WRITTEN REQUEST => Set down the full listing exactly as given. Any pictures are to be left out.

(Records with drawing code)

• • • •

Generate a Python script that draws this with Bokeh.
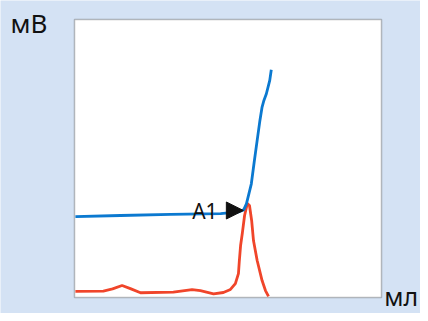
from bokeh.plotting import figure
from bokeh.models import Range1d, Label, Arrow, NormalHead, BoxAnnotation
from bokeh.embed import file_html
from bokeh.resources import INLINE

# Titration curve (potential, mV) vs volume (ml)
blue_x = [0.3, 15.0, 31.3, 47.6, 53.4, 55.1, 56.0, 56.8, 57.6, 58.6, 59.5, 60.4, 61.1, 61.7, 62.5, 63.6, 64.1]
blue_y = [29.1, 29.5, 29.9, 30.2, 30.8, 31.5, 33.7, 37.3, 40.9, 49.3, 56.5, 63.7, 68.5, 70.9, 73.3, 78.1, 81.9]

# First derivative curve
red_x = [0.3, 9.4, 12.4, 15.5, 18.2, 21.5, 32.2, 38.3, 41.0, 45.3, 48.5, 50.8, 52.4, 53.4, 53.7, 54.1,
         54.7, 55.4, 56.3, 57.0, 57.7, 58.3, 59.5, 61.1, 62.2, 63.2]
red_y = [2.2, 2.3, 3.1, 4.3, 3.2, 1.7, 1.9, 2.8, 2.5, 1.3, 1.8, 2.9, 5.0, 8.6, 13.3, 18.7,
         23.4, 29.5, 33.8, 33.1, 27.7, 20.5, 13.3, 6.1, 2.5, 0.4]

endpoint_label = "A1"
endpoint_x = 55.0
endpoint_y = 31.3
y_label = "мВ"
x_label = "мл"

BG = "#d4e2f4"
FONT = "Noto Sans"

W, H = 420, 313
# plot box (0..100 x 0..100) occupies pixels 74..381 x 19..297
sx = 307 / 100.0
sy = 278 / 100.0
p = figure(width=W, height=H, output_backend="svg", toolbar_location=None,
           x_range=Range1d(-74 / sx, (W - 74) / sx),
           y_range=Range1d(-(H - 297) / sy, 100 + 19 / sy),
           x_axis_type=None, y_axis_type=None,
           min_border=0, min_border_left=0, min_border_right=0,
           min_border_top=0, min_border_bottom=0)
p.background_fill_color = BG
p.border_fill_color = BG
p.outline_line_color = None
p.xgrid.visible = False
p.ygrid.visible = False

p.add_layout(BoxAnnotation(left=0, right=100, bottom=0, top=100,
                           fill_color="white", fill_alpha=1.0,
                           line_color="#2a2a2a", line_width=1.5, level="underlay"))

p.line(red_x, red_y, line_color="#f0452a", line_width=2.8)
p.line(blue_x, blue_y, line_color="#0b79d0", line_width=2.8)

p.add_layout(Arrow(end=NormalHead(size=17, fill_color="#111111", line_color="#111111"),
                   x_start=endpoint_x - 6.5, y_start=endpoint_y, x_end=endpoint_x, y_end=endpoint_y,
                   line_alpha=0))

p.add_layout(Label(x=46.6, y=31.0, text=endpoint_label, text_align="right",
                   text_baseline="alphabetic", text_font=FONT, text_font_size="21px",
                   text_color="#111111"))
p.add_layout(Label(x=-20.85, y=98.9, text=y_label, text_align="left",
                   text_baseline="alphabetic", text_font=FONT, text_font_size="26px",
                   text_color="#111111"))
p.add_layout(Label(x=100.9, y=0.6, text=x_label, text_align="left",
                   text_baseline="alphabetic", text_font=FONT, text_font_size="25px",
                   text_color="#111111"))

open("out.html", "w").write(file_html(p, INLINE))
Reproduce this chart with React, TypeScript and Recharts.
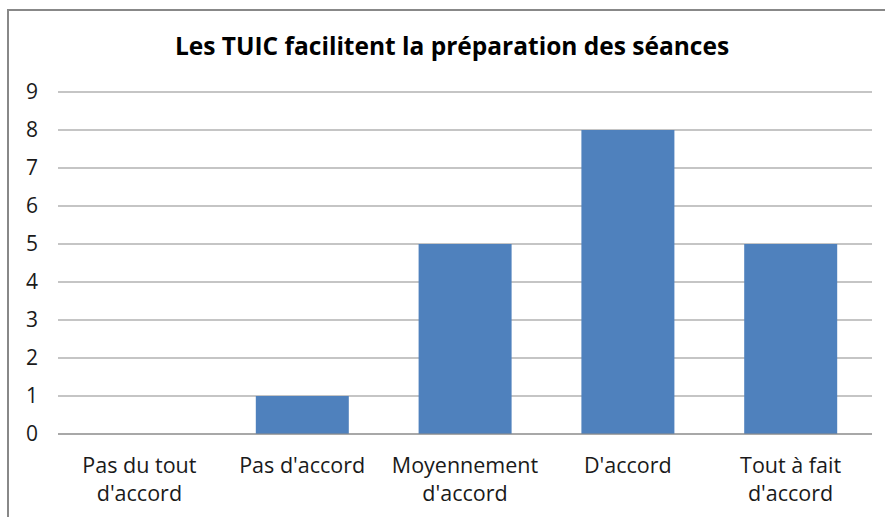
import { BarChart, Bar, XAxis, YAxis, CartesianGrid } from "recharts";

const categories = [
  "Pas du tout d'accord",
  "Pas d'accord",
  "Moyennement d'accord",
  "D'accord",
  "Tout à fait d'accord",
];
const counts = [0, 1, 5, 8, 5];
const tickLines: Record<string, string[]> = {
  "Pas du tout d'accord": ["Pas du tout", "d'accord"],
  "Pas d'accord": ["Pas d'accord"],
  "Moyennement d'accord": ["Moyennement", "d'accord"],
  "D'accord": ["D'accord"],
  "Tout à fait d'accord": ["Tout à fait", "d'accord"],
};
const yTicks = [0, 1, 2, 3, 4, 5, 6, 7, 8, 9];
const title = "Les TUIC facilitent la préparation des séances";

const data = categories.map((c, i) => ({ label: c, value: counts[i] }));

const font = "'Open Sans', Lato, sans-serif";

function CategoryTick(props: any) {
  const { x, y, payload } = props;
  const lines = tickLines[payload.value] ?? [payload.value];
  return (
    <text x={x} y={y} textAnchor="middle" fill="#1a1a1a" fontSize={21.5} fontFamily={font}>
      {lines.map((l, i) => (
        <tspan key={i} x={x} dy={i === 0 ? 31 : 28}>
          {l}
        </tspan>
      ))}
    </text>
  );
}

export default function App() {
  return (
    <div
      style={{
        position: "absolute",
        left: 0,
        top: 0,
        width: 885,
        height: 517,
        overflow: "hidden",
        background: "white",
        fontFamily: font,
      }}
    >
      <div
        style={{
          position: "absolute",
          left: 7,
          top: 9,
          width: 900,
          height: 540,
          border: "2px solid #888888",
          boxSizing: "border-box",
        }}
      />
      <div
        style={{
          position: "absolute",
          left: 0,
          top: 29,
          width: 904,
          textAlign: "center",
          fontSize: 24.5,
          fontWeight: 700,
          color: "#000",
        }}
      >
        {title}
      </div>
      <div style={{ position: "absolute", left: 0, top: 0 }}>
        <BarChart
          width={885}
          height={517}
          data={data}
          margin={{ top: 92, right: 13, left: 8, bottom: 0 }}
          barCategoryGap="21.5%"
        >
          <CartesianGrid vertical={false} stroke="#8c8c8c" strokeWidth={1.2} />
          <XAxis
            dataKey="label"
            height={83}
            axisLine={{ stroke: "#8c8c8c", strokeWidth: 1.2 }}
            tickLine={false}
            interval={0}
            tick={<CategoryTick />}
          />
          <YAxis
            width={50}
            domain={[0, 9]}
            ticks={yTicks}
            axisLine={false}
            tickLine={false}
            tickMargin={14}
            tick={{ fontSize: 21, fill: "#1a1a1a", fontFamily: font }}
          />
          <Bar dataKey="value" fill="#4f81bd" isAnimationActive={false} />
        </BarChart>
      </div>
    </div>
  );
}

• • • •

IN RESPONSE =>
Generate a Python script that draws this with Bokeh.
from bokeh.plotting import figure
from bokeh.models import Range1d, Label, Arrow, NormalHead, BoxAnnotation
from bokeh.embed import file_html
from bokeh.resources import INLINE

# Titration curve (potential, mV) vs volume (ml)
blue_x = [0.3, 15.0, 31.3, 47.6, 53.4, 55.1, 56.0, 56.8, 57.6, 58.6, 59.5, 60.4, 61.1, 61.7, 62.5, 63.6, 64.1]
blue_y = [29.1, 29.5, 29.9, 30.2, 30.8, 31.5, 33.7, 37.3, 40.9, 49.3, 56.5, 63.7, 68.5, 70.9, 73.3, 78.1, 81.9]

# First derivative curve
red_x = [0.3, 9.4, 12.4, 15.5, 18.2, 21.5, 32.2, 38.3, 41.0, 45.3, 48.5, 50.8, 52.4, 53.4, 53.7, 54.1,
         54.7, 55.4, 56.3, 57.0, 57.7, 58.3, 59.5, 61.1, 62.2, 63.2]
red_y = [2.2, 2.3, 3.1, 4.3, 3.2, 1.7, 1.9, 2.8, 2.5, 1.3, 1.8, 2.9, 5.0, 8.6, 13.3, 18.7,
         23.4, 29.5, 33.8, 33.1, 27.7, 20.5, 13.3, 6.1, 2.5, 0.4]

endpoint_label = "A1"
endpoint_x = 55.0
endpoint_y = 31.3
y_label = "мВ"
x_label = "мл"

BG = "#d4e2f4"
FONT = "Noto Sans"

W, H = 420, 313
# plot box (0..100 x 0..100) occupies pixels 74..381 x 19..297
sx = 307 / 100.0
sy = 278 / 100.0
p = figure(width=W, height=H, output_backend="svg", toolbar_location=None,
           x_range=Range1d(-74 / sx, (W - 74) / sx),
           y_range=Range1d(-(H - 297) / sy, 100 + 19 / sy),
           x_axis_type=None, y_axis_type=None,
           min_border=0, min_border_left=0, min_border_right=0,
           min_border_top=0, min_border_bottom=0)
p.background_fill_color = BG
p.border_fill_color = BG
p.outline_line_color = None
p.xgrid.visible = False
p.ygrid.visible = False

p.add_layout(BoxAnnotation(left=0, right=100, bottom=0, top=100,
                           fill_color="white", fill_alpha=1.0,
                           line_color="#2a2a2a", line_width=1.5, level="underlay"))

p.line(red_x, red_y, line_color="#f0452a", line_width=2.8)
p.line(blue_x, blue_y, line_color="#0b79d0", line_width=2.8)

p.add_layout(Arrow(end=NormalHead(size=17, fill_color="#111111", line_color="#111111"),
                   x_start=endpoint_x - 6.5, y_start=endpoint_y, x_end=endpoint_x, y_end=endpoint_y,
                   line_alpha=0))

p.add_layout(Label(x=46.6, y=31.0, text=endpoint_label, text_align="right",
                   text_baseline="alphabetic", text_font=FONT, text_font_size="21px",
                   text_color="#111111"))
p.add_layout(Label(x=-20.85, y=98.9, text=y_label, text_align="left",
                   text_baseline="alphabetic", text_font=FONT, text_font_size="26px",
                   text_color="#111111"))
p.add_layout(Label(x=100.9, y=0.6, text=x_label, text_align="left",
                   text_baseline="alphabetic", text_font=FONT, text_font_size="25px",
                   text_color="#111111"))

open("out.html", "w").write(file_html(p, INLINE))
Reproduce this chart with React, TypeScript and Recharts.
import { BarChart, Bar, XAxis, YAxis, CartesianGrid } from "recharts";

const categories = [
  "Pas du tout d'accord",
  "Pas d'accord",
  "Moyennement d'accord",
  "D'accord",
  "Tout à fait d'accord",
];
const counts = [0, 1, 5, 8, 5];
const tickLines: Record<string, string[]> = {
  "Pas du tout d'accord": ["Pas du tout", "d'accord"],
  "Pas d'accord": ["Pas d'accord"],
  "Moyennement d'accord": ["Moyennement", "d'accord"],
  "D'accord": ["D'accord"],
  "Tout à fait d'accord": ["Tout à fait", "d'accord"],
};
const yTicks = [0, 1, 2, 3, 4, 5, 6, 7, 8, 9];
const title = "Les TUIC facilitent la préparation des séances";

const data = categories.map((c, i) => ({ label: c, value: counts[i] }));

const font = "'Open Sans', Lato, sans-serif";

function CategoryTick(props: any) {
  const { x, y, payload } = props;
  const lines = tickLines[payload.value] ?? [payload.value];
  return (
    <text x={x} y={y} textAnchor="middle" fill="#1a1a1a" fontSize={21.5} fontFamily={font}>
      {lines.map((l, i) => (
        <tspan key={i} x={x} dy={i === 0 ? 31 : 28}>
          {l}
        </tspan>
      ))}
    </text>
  );
}

export default function App() {
  return (
    <div
      style={{
        position: "absolute",
        left: 0,
        top: 0,
        width: 885,
        height: 517,
        overflow: "hidden",
        background: "white",
        fontFamily: font,
      }}
    >
      <div
        style={{
          position: "absolute",
          left: 7,
          top: 9,
          width: 900,
          height: 540,
          border: "2px solid #888888",
          boxSizing: "border-box",
        }}
      />
      <div
        style={{
          position: "absolute",
          left: 0,
          top: 29,
          width: 904,
          textAlign: "center",
          fontSize: 24.5,
          fontWeight: 700,
          color: "#000",
        }}
      >
        {title}
      </div>
      <div style={{ position: "absolute", left: 0, top: 0 }}>
        <BarChart
          width={885}
          height={517}
          data={data}
          margin={{ top: 92, right: 13, left: 8, bottom: 0 }}
          barCategoryGap="21.5%"
        >
          <CartesianGrid vertical={false} stroke="#8c8c8c" strokeWidth={1.2} />
          <XAxis
            dataKey="label"
            height={83}
            axisLine={{ stroke: "#8c8c8c", strokeWidth: 1.2 }}
            tickLine={false}
            interval={0}
            tick={<CategoryTick />}
          />
          <YAxis
            width={50}
            domain={[0, 9]}
            ticks={yTicks}
            axisLine={false}
            tickLine={false}
            tickMargin={14}
            tick={{ fontSize: 21, fill: "#1a1a1a", fontFamily: font }}
          />
          <Bar dataKey="value" fill="#4f81bd" isAnimationActive={false} />
        </BarChart>
      </div>
    </div>
  );
}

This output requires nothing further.